The former Pavement frontman moved here a few years ago, and recorded his third solo album in his basement. It's a bizarre one, but a grower — its lyrics are as cryptic as any he's ever written, and he contrasts lyrical, Richard Thompson-inspired guitar solos with deliberately ludicrous arrangements (that falsetto!). A deft pop craftsman who's been making increasingly weird records to keep things interesting for himself, he still sometimes doffs a few of his stack of masks ("Loud Cloud Crowd"), or sticks "rock" inside the quotation marks he puts around almost everything ("Baby C'mon"). In the Dept. of Portland Inbreeding: Joanna Bolme, the bassist in Malkmus's band the Jicks, also plays bass on tour with Quasi, and often produces records at the legendary local recording studio Jackpot.

Portland has also got some bands that are totally uncategorizable.
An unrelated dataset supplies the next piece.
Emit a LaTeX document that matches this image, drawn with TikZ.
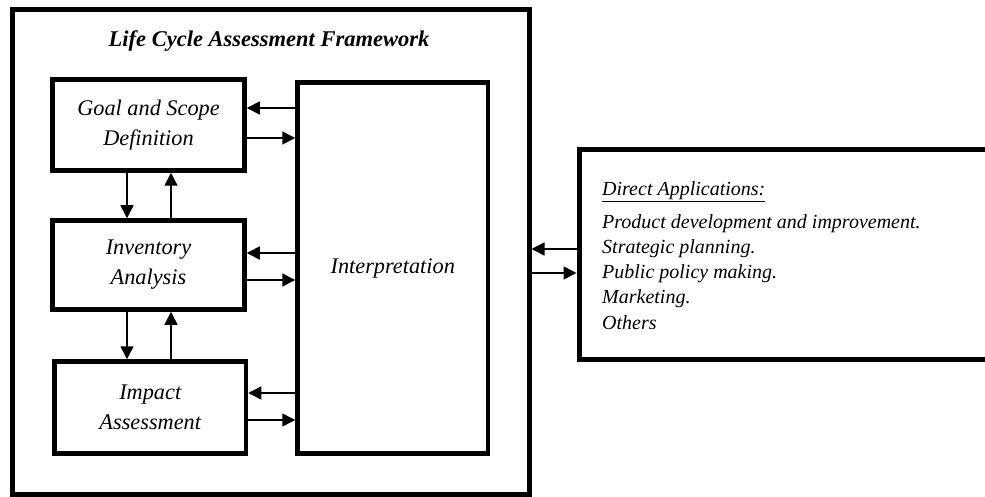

Violinist Béla Balogh and accordionist Courtney Von Drehle are the two longest-lasting legs of this sui generis group; back in 1997, when they recorded their debut, the other member was cellist Gabe Leavitt. (They're now a quintet with two percussionists.) The album's got hints of tango, klezmer and German art-song (a version of Hans Eisler's "To the Little Radio"); sometimes it sounds like café music from Weimar Germany, sometimes like avant-garde cartoon music. I've seen them play at house parties, a formal university concert and a wedding.